---------- Data segment ----------

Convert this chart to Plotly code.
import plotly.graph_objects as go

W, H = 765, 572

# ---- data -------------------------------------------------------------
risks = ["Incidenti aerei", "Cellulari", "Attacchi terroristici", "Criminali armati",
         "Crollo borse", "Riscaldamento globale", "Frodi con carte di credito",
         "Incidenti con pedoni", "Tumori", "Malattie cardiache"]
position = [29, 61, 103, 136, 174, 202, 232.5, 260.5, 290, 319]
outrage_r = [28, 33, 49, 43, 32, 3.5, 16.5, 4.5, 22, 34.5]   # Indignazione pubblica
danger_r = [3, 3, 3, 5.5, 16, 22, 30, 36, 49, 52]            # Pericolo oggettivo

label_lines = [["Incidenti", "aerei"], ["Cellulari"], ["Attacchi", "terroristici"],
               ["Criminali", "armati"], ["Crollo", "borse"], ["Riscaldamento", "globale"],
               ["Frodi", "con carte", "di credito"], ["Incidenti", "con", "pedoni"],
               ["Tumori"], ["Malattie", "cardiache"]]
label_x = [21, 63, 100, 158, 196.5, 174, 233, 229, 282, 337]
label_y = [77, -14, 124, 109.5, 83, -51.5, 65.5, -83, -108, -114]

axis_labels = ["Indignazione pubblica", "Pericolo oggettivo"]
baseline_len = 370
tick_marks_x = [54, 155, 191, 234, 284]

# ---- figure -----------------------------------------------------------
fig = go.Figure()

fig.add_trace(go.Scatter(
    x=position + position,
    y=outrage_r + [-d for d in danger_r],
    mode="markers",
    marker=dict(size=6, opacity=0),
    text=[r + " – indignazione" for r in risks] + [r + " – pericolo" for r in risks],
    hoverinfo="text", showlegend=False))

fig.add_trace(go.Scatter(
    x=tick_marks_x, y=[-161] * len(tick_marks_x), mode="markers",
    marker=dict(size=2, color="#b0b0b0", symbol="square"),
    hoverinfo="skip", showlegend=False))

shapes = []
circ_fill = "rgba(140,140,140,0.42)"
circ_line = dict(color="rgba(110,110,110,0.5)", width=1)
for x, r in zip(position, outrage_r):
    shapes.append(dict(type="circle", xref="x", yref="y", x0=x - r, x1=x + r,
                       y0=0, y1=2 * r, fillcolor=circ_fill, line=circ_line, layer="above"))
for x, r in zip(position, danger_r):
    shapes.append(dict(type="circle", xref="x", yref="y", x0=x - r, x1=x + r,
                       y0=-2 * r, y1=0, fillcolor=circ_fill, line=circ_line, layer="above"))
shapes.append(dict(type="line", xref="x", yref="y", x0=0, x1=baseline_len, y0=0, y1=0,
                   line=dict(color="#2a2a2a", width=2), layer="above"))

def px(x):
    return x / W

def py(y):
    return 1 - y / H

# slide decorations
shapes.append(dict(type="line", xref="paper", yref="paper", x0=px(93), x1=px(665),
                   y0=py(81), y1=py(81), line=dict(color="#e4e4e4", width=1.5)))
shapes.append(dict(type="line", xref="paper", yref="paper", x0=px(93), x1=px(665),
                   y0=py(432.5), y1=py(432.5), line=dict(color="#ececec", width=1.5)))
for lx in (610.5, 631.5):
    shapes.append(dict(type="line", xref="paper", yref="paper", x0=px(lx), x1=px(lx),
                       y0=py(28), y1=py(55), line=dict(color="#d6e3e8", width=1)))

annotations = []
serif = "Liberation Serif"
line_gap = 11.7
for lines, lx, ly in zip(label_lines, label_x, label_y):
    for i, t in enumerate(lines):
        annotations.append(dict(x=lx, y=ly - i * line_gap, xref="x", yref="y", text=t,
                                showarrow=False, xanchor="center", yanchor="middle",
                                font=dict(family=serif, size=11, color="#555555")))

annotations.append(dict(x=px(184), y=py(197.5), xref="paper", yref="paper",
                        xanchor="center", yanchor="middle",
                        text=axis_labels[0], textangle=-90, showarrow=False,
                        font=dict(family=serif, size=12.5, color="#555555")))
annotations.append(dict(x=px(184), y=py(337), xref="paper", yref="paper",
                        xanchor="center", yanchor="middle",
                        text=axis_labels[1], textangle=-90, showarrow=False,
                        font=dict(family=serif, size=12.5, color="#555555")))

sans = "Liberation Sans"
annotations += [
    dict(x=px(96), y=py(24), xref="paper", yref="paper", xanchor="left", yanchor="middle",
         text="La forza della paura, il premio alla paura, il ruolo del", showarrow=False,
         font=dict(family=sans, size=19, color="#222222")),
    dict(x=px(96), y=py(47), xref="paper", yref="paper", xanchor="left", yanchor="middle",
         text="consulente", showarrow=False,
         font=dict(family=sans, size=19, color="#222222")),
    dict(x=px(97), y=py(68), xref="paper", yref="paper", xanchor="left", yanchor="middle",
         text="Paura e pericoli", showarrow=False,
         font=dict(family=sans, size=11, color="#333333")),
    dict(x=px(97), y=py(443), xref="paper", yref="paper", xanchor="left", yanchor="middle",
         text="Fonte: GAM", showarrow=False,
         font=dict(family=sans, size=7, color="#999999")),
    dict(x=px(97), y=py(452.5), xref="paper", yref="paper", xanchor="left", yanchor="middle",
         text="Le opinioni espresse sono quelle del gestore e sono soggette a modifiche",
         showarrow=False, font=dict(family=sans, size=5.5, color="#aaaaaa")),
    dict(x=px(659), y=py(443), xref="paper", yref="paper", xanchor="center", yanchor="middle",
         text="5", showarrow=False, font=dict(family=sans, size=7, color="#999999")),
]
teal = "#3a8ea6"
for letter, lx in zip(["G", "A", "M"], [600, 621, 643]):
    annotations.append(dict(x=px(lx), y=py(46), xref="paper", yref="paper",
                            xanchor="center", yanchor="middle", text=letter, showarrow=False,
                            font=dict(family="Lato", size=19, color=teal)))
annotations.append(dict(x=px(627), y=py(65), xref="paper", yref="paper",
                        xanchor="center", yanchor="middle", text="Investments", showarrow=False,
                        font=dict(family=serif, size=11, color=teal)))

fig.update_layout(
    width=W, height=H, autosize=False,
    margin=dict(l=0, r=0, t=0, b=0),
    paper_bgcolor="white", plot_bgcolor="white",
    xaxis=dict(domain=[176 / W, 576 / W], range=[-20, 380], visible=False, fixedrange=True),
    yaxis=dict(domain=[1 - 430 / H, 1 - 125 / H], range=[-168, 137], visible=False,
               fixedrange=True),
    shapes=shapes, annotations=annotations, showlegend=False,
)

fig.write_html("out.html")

----------

**Task details:**
Extract each line from the listing above, please, and repeat it exactly.

**Response to the task:**
Convert this chart to Plotly code.
import plotly.graph_objects as go

W, H = 765, 572

# ---- data -------------------------------------------------------------
risks = ["Incidenti aerei", "Cellulari", "Attacchi terroristici", "Criminali armati",
         "Crollo borse", "Riscaldamento globale", "Frodi con carte di credito",
         "Incidenti con pedoni", "Tumori", "Malattie cardiache"]
position = [29, 61, 103, 136, 174, 202, 232.5, 260.5, 290, 319]
outrage_r = [28, 33, 49, 43, 32, 3.5, 16.5, 4.5, 22, 34.5]   # Indignazione pubblica
danger_r = [3, 3, 3, 5.5, 16, 22, 30, 36, 49, 52]            # Pericolo oggettivo

label_lines = [["Incidenti", "aerei"], ["Cellulari"], ["Attacchi", "terroristici"],
               ["Criminali", "armati"], ["Crollo", "borse"], ["Riscaldamento", "globale"],
               ["Frodi", "con carte", "di credito"], ["Incidenti", "con", "pedoni"],
               ["Tumori"], ["Malattie", "cardiache"]]
label_x = [21, 63, 100, 158, 196.5, 174, 233, 229, 282, 337]
label_y = [77, -14, 124, 109.5, 83, -51.5, 65.5, -83, -108, -114]

axis_labels = ["Indignazione pubblica", "Pericolo oggettivo"]
baseline_len = 370
tick_marks_x = [54, 155, 191, 234, 284]

# ---- figure -----------------------------------------------------------
fig = go.Figure()

fig.add_trace(go.Scatter(
    x=position + position,
    y=outrage_r + [-d for d in danger_r],
    mode="markers",
    marker=dict(size=6, opacity=0),
    text=[r + " – indignazione" for r in risks] + [r + " – pericolo" for r in risks],
    hoverinfo="text", showlegend=False))

fig.add_trace(go.Scatter(
    x=tick_marks_x, y=[-161] * len(tick_marks_x), mode="markers",
    marker=dict(size=2, color="#b0b0b0", symbol="square"),
    hoverinfo="skip", showlegend=False))

shapes = []
circ_fill = "rgba(140,140,140,0.42)"
circ_line = dict(color="rgba(110,110,110,0.5)", width=1)
for x, r in zip(position, outrage_r):
    shapes.append(dict(type="circle", xref="x", yref="y", x0=x - r, x1=x + r,
                       y0=0, y1=2 * r, fillcolor=circ_fill, line=circ_line, layer="above"))
for x, r in zip(position, danger_r):
    shapes.append(dict(type="circle", xref="x", yref="y", x0=x - r, x1=x + r,
                       y0=-2 * r, y1=0, fillcolor=circ_fill, line=circ_line, layer="above"))
shapes.append(dict(type="line", xref="x", yref="y", x0=0, x1=baseline_len, y0=0, y1=0,
                   line=dict(color="#2a2a2a", width=2), layer="above"))

def px(x):
    return x / W

def py(y):
    return 1 - y / H

# slide decorations
shapes.append(dict(type="line", xref="paper", yref="paper", x0=px(93), x1=px(665),
                   y0=py(81), y1=py(81), line=dict(color="#e4e4e4", width=1.5)))
shapes.append(dict(type="line", xref="paper", yref="paper", x0=px(93), x1=px(665),
                   y0=py(432.5), y1=py(432.5), line=dict(color="#ececec", width=1.5)))
for lx in (610.5, 631.5):
    shapes.append(dict(type="line", xref="paper", yref="paper", x0=px(lx), x1=px(lx),
                       y0=py(28), y1=py(55), line=dict(color="#d6e3e8", width=1)))

annotations = []
serif = "Liberation Serif"
line_gap = 11.7
for lines, lx, ly in zip(label_lines, label_x, label_y):
    for i, t in enumerate(lines):
        annotations.append(dict(x=lx, y=ly - i * line_gap, xref="x", yref="y", text=t,
                                showarrow=False, xanchor="center", yanchor="middle",
                                font=dict(family=serif, size=11, color="#555555")))

annotations.append(dict(x=px(184), y=py(197.5), xref="paper", yref="paper",
                        xanchor="center", yanchor="middle",
                        text=axis_labels[0], textangle=-90, showarrow=False,
                        font=dict(family=serif, size=12.5, color="#555555")))
annotations.append(dict(x=px(184), y=py(337), xref="paper", yref="paper",
                        xanchor="center", yanchor="middle",
                        text=axis_labels[1], textangle=-90, showarrow=False,
                        font=dict(family=serif, size=12.5, color="#555555")))

sans = "Liberation Sans"
annotations += [
    dict(x=px(96), y=py(24), xref="paper", yref="paper", xanchor="left", yanchor="middle",
         text="La forza della paura, il premio alla paura, il ruolo del", showarrow=False,
         font=dict(family=sans, size=19, color="#222222")),
    dict(x=px(96), y=py(47), xref="paper", yref="paper", xanchor="left", yanchor="middle",
         text="consulente", showarrow=False,
         font=dict(family=sans, size=19, color="#222222")),
    dict(x=px(97), y=py(68), xref="paper", yref="paper", xanchor="left", yanchor="middle",
         text="Paura e pericoli", showarrow=False,
         font=dict(family=sans, size=11, color="#333333")),
    dict(x=px(97), y=py(443), xref="paper", yref="paper", xanchor="left", yanchor="middle",
         text="Fonte: GAM", showarrow=False,
         font=dict(family=sans, size=7, color="#999999")),
    dict(x=px(97), y=py(452.5), xref="paper", yref="paper", xanchor="left", yanchor="middle",
         text="Le opinioni espresse sono quelle del gestore e sono soggette a modifiche",
         showarrow=False, font=dict(family=sans, size=5.5, color="#aaaaaa")),
    dict(x=px(659), y=py(443), xref="paper", yref="paper", xanchor="center", yanchor="middle",
         text="5", showarrow=False, font=dict(family=sans, size=7, color="#999999")),
]
teal = "#3a8ea6"
for letter, lx in zip(["G", "A", "M"], [600, 621, 643]):
    annotations.append(dict(x=px(lx), y=py(46), xref="paper", yref="paper",
                            xanchor="center", yanchor="middle", text=letter, showarrow=False,
                            font=dict(family="Lato", size=19, color=teal)))
annotations.append(dict(x=px(627), y=py(65), xref="paper", yref="paper",
                        xanchor="center", yanchor="middle", text="Investments", showarrow=False,
                        font=dict(family=serif, size=11, color=teal)))

fig.update_layout(
    width=W, height=H, autosize=False,
    margin=dict(l=0, r=0, t=0, b=0),
    paper_bgcolor="white", plot_bgcolor="white",
    xaxis=dict(domain=[176 / W, 576 / W], range=[-20, 380], visible=False, fixedrange=True),
    yaxis=dict(domain=[1 - 430 / H, 1 - 125 / H], range=[-168, 137], visible=False,
               fixedrange=True),
    shapes=shapes, annotations=annotations, showlegend=False,
)

fig.write_html("out.html")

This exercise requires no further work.